My point was that the data you cited to evidence your claim is very explicitly explained by other factors. That those are the driving factors of the variance you invoked, meaning that it doesn't actually illustrate your position as you claimed.
To use an example I believe is similar to something you've argued in the past, imagine...someone citing the GDP dropping by 3.4% in 2020 to evidence the problems of the Trump administration's 2016-2019 economic policy. I'm sure that you'd agree that such a claim would be more than a little disingenuous considering that the data attributes the primary driver of that drop to Covid. The economic shock of that overshadowed pretty much everything else, and frankly meant that the economy would have taken a hit under anyone.
Now I want you to imagine that in response to you explaining as much, they respond by pointing to the trade war with China (2018-2019), claiming that it was the result of obviously stupid policy, that your invocation of Covid is you just trying to rationalize backwards from the numbers and that, by contrast, the person you're arguing with is just trying to identify the effects of the aforementioned "stupid policy".

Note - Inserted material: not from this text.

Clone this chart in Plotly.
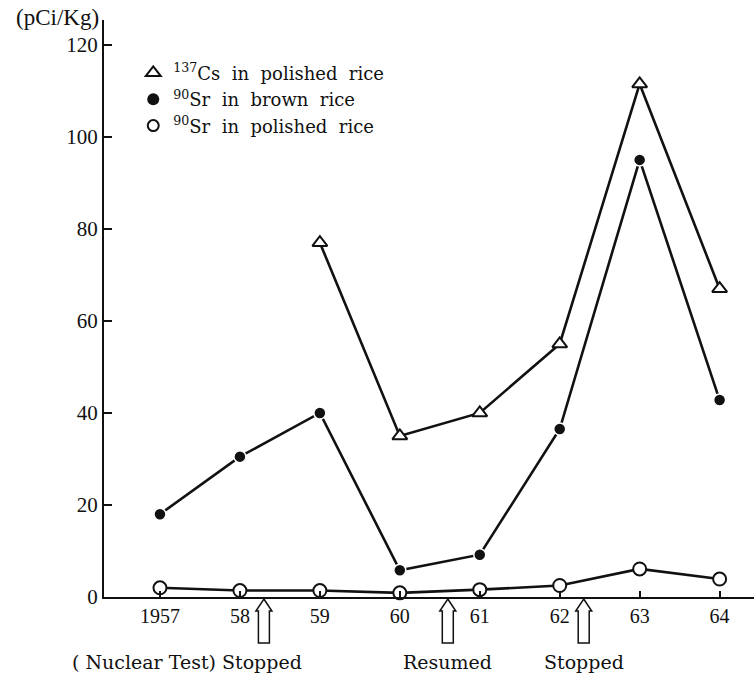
import plotly.graph_objects as go

years = [1957, 1958, 1959, 1960, 1961, 1962, 1963, 1964]
tick_text = ["1957", "58", "59", "60", "61", "62", "63", "64"]

cs137_polished_years = [1959, 1960, 1961, 1962, 1963, 1964]
cs137_polished = [77, 35, 40, 55, 111.5, 67]
sr90_brown = [18, 30.5, 40, 5.8, 9.2, 36.5, 95, 42.8]
sr90_polished = [2.0, 1.4, 1.4, 0.9, 1.6, 2.5, 6.1, 3.9]

event_years = [1958.3, 1960.6, 1962.3]
event_labels = ["( Nuclear Test) Stopped", "Resumed", "Stopped"]

legend_names = ["<sup>137</sup>Cs&nbsp; in&nbsp; polished&nbsp; rice",
                "<sup>90</sup>Sr&nbsp; in&nbsp; brown&nbsp; rice",
                "<sup>90</sup>Sr&nbsp; in&nbsp; polished&nbsp; rice"]

SERIF = "Liberation Serif"
WIDE = "DejaVu Serif"
BLACK = "#111111"

fig = go.Figure()

fig.add_trace(go.Scatter(
    x=cs137_polished_years, y=cs137_polished, mode="lines+markers",
    line=dict(color=BLACK, width=2.6),
    marker=dict(symbol="triangle-up", size=13, color="white", line=dict(color=BLACK, width=2)),
    showlegend=False, cliponaxis=False))
fig.add_trace(go.Scatter(
    x=years, y=sr90_brown, mode="lines+markers",
    line=dict(color=BLACK, width=2.6),
    marker=dict(symbol="circle", size=12, color=BLACK, line=dict(color="white", width=1.5)),
    showlegend=False, cliponaxis=False))
fig.add_trace(go.Scatter(
    x=years, y=sr90_polished, mode="lines+markers",
    line=dict(color=BLACK, width=2.6),
    marker=dict(symbol="circle", size=13, color="white", line=dict(color=BLACK, width=2)),
    showlegend=False, cliponaxis=False))

# legend entries
legend_markers = [
    dict(symbol="triangle-up", size=13, color="white", line=dict(color=BLACK, width=2)),
    dict(symbol="circle", size=12, color=BLACK),
    dict(symbol="circle", size=11, color="white", line=dict(color=BLACK, width=2)),
]
for nm, mk in zip(legend_names, legend_markers):
    fig.add_trace(go.Scatter(x=[None], y=[None], mode="markers", name=nm, marker=mk))

# hollow up arrows below the x axis
arrow_path = "M 0 -2 L 8 -14 L 5.5 -14 L 5.5 -46 L -5.5 -46 L -5.5 -14 L -8 -14 Z"
for ex, lab in zip(event_years, event_labels):
    fig.add_shape(type="path", xref="x", yref="paper", xsizemode="pixel", ysizemode="pixel",
                  xanchor=ex, yanchor=0, path=arrow_path,
                  line=dict(color=BLACK, width=1.5), fillcolor="white", layer="above")
    if lab.startswith("("):
        fig.add_annotation(x=ex, y=0, xref="x", yref="paper", text=lab, showarrow=False,
                           xanchor="right", yanchor="top", xshift=40, yshift=-52,
                           font=dict(family=WIDE, size=19, color=BLACK))
    else:
        fig.add_annotation(x=ex, y=0, xref="x", yref="paper", text=lab, showarrow=False,
                           xanchor="center", yanchor="top", yshift=-52,
                           font=dict(family=WIDE, size=19, color=BLACK))

fig.add_annotation(x=0, y=1, xref="paper", yref="paper", text="(pCi/Kg)", showarrow=False,
                   xanchor="right", yanchor="middle", xshift=-3, yshift=3,
                   font=dict(family=SERIF, size=23, color=BLACK))

fig.update_layout(
    width=754, height=676,
    margin=dict(l=104, r=0, t=20, b=79),
    paper_bgcolor="white", plot_bgcolor="white",
    font=dict(family=SERIF, size=20, color=BLACK),
    legend=dict(x=0.045, y=0.94, xanchor="left", yanchor="top",
                font=dict(family=WIDE, size=18, color=BLACK),
                bgcolor="rgba(0,0,0,0)", itemwidth=30, tracegroupgap=0),
    xaxis=dict(range=[1956.3, 1964.43], tickmode="array", tickvals=years, ticktext=tick_text,
               showgrid=False, zeroline=False, showline=True, linecolor=BLACK, linewidth=2,
               ticks="inside", ticklen=6, tickwidth=1.5, tickcolor=BLACK,
               tickfont=dict(family=SERIF, size=20, color=BLACK)),
    yaxis=dict(range=[0, 125.4], tickmode="array", tickvals=[0, 20, 40, 60, 80, 100, 120],
               showgrid=False, zeroline=False, showline=True, linecolor=BLACK, linewidth=2,
               ticks="inside", ticklen=8, tickwidth=1.5, tickcolor=BLACK,
               tickfont=dict(family=SERIF, size=21, color=BLACK)),
)

fig.write_html("out.html")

And then, when you explain to them again that the data shows that the drop is pretty firmly because of Covid, they turn around and say that you clearly don't understand what they're saying because they never said that Trump's policies were the
sole cause, Therefore, they argue, your explanation about Covid being the driving factor of the very drop they they invoked doesn't actually refute their point.
See the problem yet? Because that's
exactly how this exchange has gone.
Putting it directly, are you familiar with the concept of a null hypothesis? A null hypothesis is a default assumption that a given two phenomena are not linked (e.g., you being born didn't cause it to rain that day). This is contrasted with an alternate hypothesis, which claims that two phenomena
are linked. An alternate hypothesis is not on equal standing with a null hypothesis. It has to provide a strong case that it explains the data better than the null hypothesis. If it can do so, then you reject the null hypothesis and the alternate hypothesis becomes the
new null hypothesis. If, however, the alternate hypothesis does not make a strong case that explains the data better than the null hypothesis, then the alternate hypothesis is rejected and the null hypothesis remains.
This exchange has been you positing an alternate hypothesis (a relationship between the hiring of 2013-2015 to diversity initiatives), and me walking you through how the delta you're citing as evidence is in fact already covered by factors accounted for in the null hypothesis (see again the previously linked reports) that your alternate hypothesis had overlooked, leaving no substantive support for the latter.
You cited this data specifically to exemplify how "the pursuance of diversity lead to, or at least meaningfully exacerbated under-hiring". The data, however, does not actually demonstrate that, with the delta you were highlighting actually being long accounted for as the result of other disruptive factors. As such, your
presumption that this data evidences how diversity initiatives "meaningfully exacerbated under-hiring" is poorly founded at best.